--- SUPPLIED INFORMATION ---
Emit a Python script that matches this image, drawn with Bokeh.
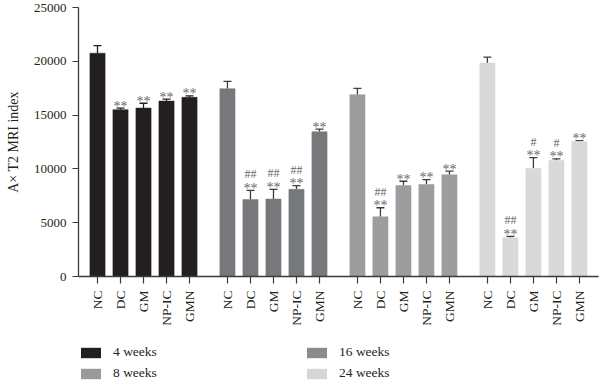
import math
from bokeh.plotting import figure
from bokeh.layouts import column
from bokeh.models import (ColumnDataSource, FixedTicker, Whisker, TeeHead,
                          Legend, LegendItem, Range1d)
from bokeh.core.properties import value
from bokeh.embed import file_html
from bokeh.resources import INLINE

# ---------------- data ----------------
groups = ["4 weeks", "8 weeks", "16 weeks", "24 weeks"]
categories = ["NC", "DC", "GM", "NP-IC", "GMN"]

means_4w = [20750, 15500, 15650, 16300, 16650]
err_4w = [700, 150, 450, 180, 130]
means_8w = [17450, 7150, 7200, 8100, 13450]
err_8w = [680, 850, 900, 340, 250]
means_16w = [16900, 5550, 8450, 8550, 9450]
err_16w = [590, 840, 400, 460, 340]
means_24w = [19850, 3600, 10050, 10780, 12550]
err_24w = [530, 120, 1000, 160, 70]

stars_4w = ["", "**", "**", "**", "**"]
stars_8w = ["", "**", "**", "**", "**"]
stars_16w = ["", "**", "**", "**", "**"]
stars_24w = ["", "**", "**", "**", "**"]
hash_4w = ["", "", "", "", ""]
hash_8w = ["", "##", "##", "##", ""]
hash_16w = ["", "##", "", "", ""]
hash_24w = ["", "##", "#", "#", ""]

y_ticks = [0, 5000, 10000, 15000, 20000, 25000]

bar_colors = ["#231f20", "#77787b", "#9c9d9f", "#d9d9da"]
err_colors = ["#231f20", "#3c3c3e", "#3c3c3e", "#3c3c3e"]
legend_colors = ["#231f20", "#9a9a9c", "#8b8b8d", "#d6d6d7"]

means = [means_4w, means_8w, means_16w, means_24w]
errs = [err_4w, err_8w, err_16w, err_24w]
stars = [stars_4w, stars_8w, stars_16w, stars_24w]
hashes = [hash_4w, hash_8w, hash_16w, hash_24w]

GROUP_STEP = 5.65
SERIF = "Liberation Serif"
INK = "#231f20"
MARK = "#6a6a6c"

p = figure(width=600, height=328, output_backend="svg", toolbar_location=None,
           x_range=Range1d(-0.826, 21.78), y_range=Range1d(0, 25000),
           min_border_left=78, min_border_right=2, min_border_top=7,
           min_border_bottom=52)
p.outline_line_color = None
p.xgrid.visible = False
p.ygrid.visible = False

tick_pos = []
overrides = {}
for g, grp in enumerate(groups):
    xs = [g * GROUP_STEP + i for i in range(len(categories))]
    tops = [m + e for m, e in zip(means[g], errs[g])]
    src = ColumnDataSource(dict(x=xs, top=means[g], upper=tops,
                                star=stars[g], hash=hashes[g]))
    p.vbar(x="x", top="top", width=0.66, bottom=0, source=src,
           fill_color=bar_colors[g], line_color=bar_colors[g], line_width=0.5)
    w = Whisker(base="x", upper="upper", lower="top", source=src,
                line_color=err_colors[g], line_width=1.3,
                upper_head=TeeHead(size=8, line_color=err_colors[g], line_width=1.3),
                lower_head=None)
    p.add_layout(w)
    p.text(x="x", y="upper", text="star", source=src, text_align="center",
           text_baseline="alphabetic", y_offset=-2,
           text_font=value(SERIF), text_font_size="14px", text_color=MARK)
    p.text(x="x", y="upper", text="hash", source=src, text_align="center",
           text_baseline="alphabetic", y_offset=-16,
           text_font=value(SERIF), text_font_size="12px", text_color=MARK)
    for x, c in zip(xs, categories):
        tick_pos.append(x)
        overrides[x] = c

# axes
p.xaxis.ticker = FixedTicker(ticks=tick_pos)
p.xaxis.major_label_overrides = overrides
p.xaxis.major_label_orientation = math.pi / 2
p.xaxis.major_label_text_font = SERIF
p.xaxis.major_label_text_font_size = "13.5px"
p.xaxis.major_label_text_color = INK
p.xaxis.major_label_standoff = 7
p.xaxis.minor_tick_line_color = None
p.xaxis.major_tick_out = 7
p.xaxis.major_tick_in = 0

p.yaxis.ticker = FixedTicker(ticks=y_ticks)
p.yaxis.major_label_text_font = SERIF
p.yaxis.major_label_text_font_size = "13px"
p.yaxis.major_label_text_color = INK
p.yaxis.major_label_standoff = 6
p.yaxis.minor_tick_line_color = None
p.yaxis.major_tick_out = 6
p.yaxis.major_tick_in = 0
p.yaxis.axis_label = "A× T2 MRI index"
p.yaxis.axis_label_text_font = SERIF
p.yaxis.axis_label_text_font_size = "14px"
p.yaxis.axis_label_text_font_style = "normal"
p.yaxis.axis_label_text_color = INK
p.yaxis.axis_label_standoff = 10

for ax in (p.xaxis, p.yaxis):
    ax.axis_line_color = "#3a3a3a"
    ax.axis_line_width = 1.3
    ax.major_tick_line_color = "#3a3a3a"
    ax.major_tick_line_width = 1.2

# legend figure (swatches from zero-height placeholder bars)
pl = figure(width=600, height=54, output_backend="svg", toolbar_location=None,
            x_range=Range1d(0, 1), y_range=Range1d(0, 1),
            x_axis_location=None, y_axis_location=None,
            min_border_left=69, min_border_right=0, min_border_top=0,
            min_border_bottom=0)
pl.outline_line_color = None
pl.xgrid.visible = False
pl.ygrid.visible = False
items = []
for grp, col in zip(groups, legend_colors):
    r = pl.vbar(x=[0.5], top=[0], bottom=[0], width=0.01,
                fill_color=col, line_color=None)
    items.append(LegendItem(label=grp, renderers=[r]))
legend = Legend(items=items, location=(0, 1), orientation="vertical",
                ncols=2, glyph_width=25, glyph_height=13, label_height=13,
                label_standoff=10, label_width=186, spacing=5, padding=0,
                margin=0, border_line_color=None, background_fill_alpha=0,
                label_text_font=SERIF, label_text_font_size="13.5px",
                label_text_color=INK)
pl.add_layout(legend, "center")

layout = column(p, pl, spacing=0)
open("out.html", "w").write(file_html(layout, INLINE))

--- PROBLEM STATEMENT ---
Make an exact copy of the listing above. Do not include the pictures.

--- EXERCISE OUTPUT ---
Emit a Python script that matches this image, drawn with Bokeh.
import math
from bokeh.plotting import figure
from bokeh.layouts import column
from bokeh.models import (ColumnDataSource, FixedTicker, Whisker, TeeHead,
                          Legend, LegendItem, Range1d)
from bokeh.core.properties import value
from bokeh.embed import file_html
from bokeh.resources import INLINE

# ---------------- data ----------------
groups = ["4 weeks", "8 weeks", "16 weeks", "24 weeks"]
categories = ["NC", "DC", "GM", "NP-IC", "GMN"]

means_4w = [20750, 15500, 15650, 16300, 16650]
err_4w = [700, 150, 450, 180, 130]
means_8w = [17450, 7150, 7200, 8100, 13450]
err_8w = [680, 850, 900, 340, 250]
means_16w = [16900, 5550, 8450, 8550, 9450]
err_16w = [590, 840, 400, 460, 340]
means_24w = [19850, 3600, 10050, 10780, 12550]
err_24w = [530, 120, 1000, 160, 70]

stars_4w = ["", "**", "**", "**", "**"]
stars_8w = ["", "**", "**", "**", "**"]
stars_16w = ["", "**", "**", "**", "**"]
stars_24w = ["", "**", "**", "**", "**"]
hash_4w = ["", "", "", "", ""]
hash_8w = ["", "##", "##", "##", ""]
hash_16w = ["", "##", "", "", ""]
hash_24w = ["", "##", "#", "#", ""]

y_ticks = [0, 5000, 10000, 15000, 20000, 25000]

bar_colors = ["#231f20", "#77787b", "#9c9d9f", "#d9d9da"]
err_colors = ["#231f20", "#3c3c3e", "#3c3c3e", "#3c3c3e"]
legend_colors = ["#231f20", "#9a9a9c", "#8b8b8d", "#d6d6d7"]

means = [means_4w, means_8w, means_16w, means_24w]
errs = [err_4w, err_8w, err_16w, err_24w]
stars = [stars_4w, stars_8w, stars_16w, stars_24w]
hashes = [hash_4w, hash_8w, hash_16w, hash_24w]

GROUP_STEP = 5.65
SERIF = "Liberation Serif"
INK = "#231f20"
MARK = "#6a6a6c"

p = figure(width=600, height=328, output_backend="svg", toolbar_location=None,
           x_range=Range1d(-0.826, 21.78), y_range=Range1d(0, 25000),
           min_border_left=78, min_border_right=2, min_border_top=7,
           min_border_bottom=52)
p.outline_line_color = None
p.xgrid.visible = False
p.ygrid.visible = False

tick_pos = []
overrides = {}
for g, grp in enumerate(groups):
    xs = [g * GROUP_STEP + i for i in range(len(categories))]
    tops = [m + e for m, e in zip(means[g], errs[g])]
    src = ColumnDataSource(dict(x=xs, top=means[g], upper=tops,
                                star=stars[g], hash=hashes[g]))
    p.vbar(x="x", top="top", width=0.66, bottom=0, source=src,
           fill_color=bar_colors[g], line_color=bar_colors[g], line_width=0.5)
    w = Whisker(base="x", upper="upper", lower="top", source=src,
                line_color=err_colors[g], line_width=1.3,
                upper_head=TeeHead(size=8, line_color=err_colors[g], line_width=1.3),
                lower_head=None)
    p.add_layout(w)
    p.text(x="x", y="upper", text="star", source=src, text_align="center",
           text_baseline="alphabetic", y_offset=-2,
           text_font=value(SERIF), text_font_size="14px", text_color=MARK)
    p.text(x="x", y="upper", text="hash", source=src, text_align="center",
           text_baseline="alphabetic", y_offset=-16,
           text_font=value(SERIF), text_font_size="12px", text_color=MARK)
    for x, c in zip(xs, categories):
        tick_pos.append(x)
        overrides[x] = c

# axes
p.xaxis.ticker = FixedTicker(ticks=tick_pos)
p.xaxis.major_label_overrides = overrides
p.xaxis.major_label_orientation = math.pi / 2
p.xaxis.major_label_text_font = SERIF
p.xaxis.major_label_text_font_size = "13.5px"
p.xaxis.major_label_text_color = INK
p.xaxis.major_label_standoff = 7
p.xaxis.minor_tick_line_color = None
p.xaxis.major_tick_out = 7
p.xaxis.major_tick_in = 0

p.yaxis.ticker = FixedTicker(ticks=y_ticks)
p.yaxis.major_label_text_font = SERIF
p.yaxis.major_label_text_font_size = "13px"
p.yaxis.major_label_text_color = INK
p.yaxis.major_label_standoff = 6
p.yaxis.minor_tick_line_color = None
p.yaxis.major_tick_out = 6
p.yaxis.major_tick_in = 0
p.yaxis.axis_label = "A× T2 MRI index"
p.yaxis.axis_label_text_font = SERIF
p.yaxis.axis_label_text_font_size = "14px"
p.yaxis.axis_label_text_font_style = "normal"
p.yaxis.axis_label_text_color = INK
p.yaxis.axis_label_standoff = 10

for ax in (p.xaxis, p.yaxis):
    ax.axis_line_color = "#3a3a3a"
    ax.axis_line_width = 1.3
    ax.major_tick_line_color = "#3a3a3a"
    ax.major_tick_line_width = 1.2

# legend figure (swatches from zero-height placeholder bars)
pl = figure(width=600, height=54, output_backend="svg", toolbar_location=None,
            x_range=Range1d(0, 1), y_range=Range1d(0, 1),
            x_axis_location=None, y_axis_location=None,
            min_border_left=69, min_border_right=0, min_border_top=0,
            min_border_bottom=0)
pl.outline_line_color = None
pl.xgrid.visible = False
pl.ygrid.visible = False
items = []
for grp, col in zip(groups, legend_colors):
    r = pl.vbar(x=[0.5], top=[0], bottom=[0], width=0.01,
                fill_color=col, line_color=None)
    items.append(LegendItem(label=grp, renderers=[r]))
legend = Legend(items=items, location=(0, 1), orientation="vertical",
                ncols=2, glyph_width=25, glyph_height=13, label_height=13,
                label_standoff=10, label_width=186, spacing=5, padding=0,
                margin=0, border_line_color=None, background_fill_alpha=0,
                label_text_font=SERIF, label_text_font_size="13.5px",
                label_text_color=INK)
pl.add_layout(legend, "center")

layout = column(p, pl, spacing=0)
open("out.html", "w").write(file_html(layout, INLINE))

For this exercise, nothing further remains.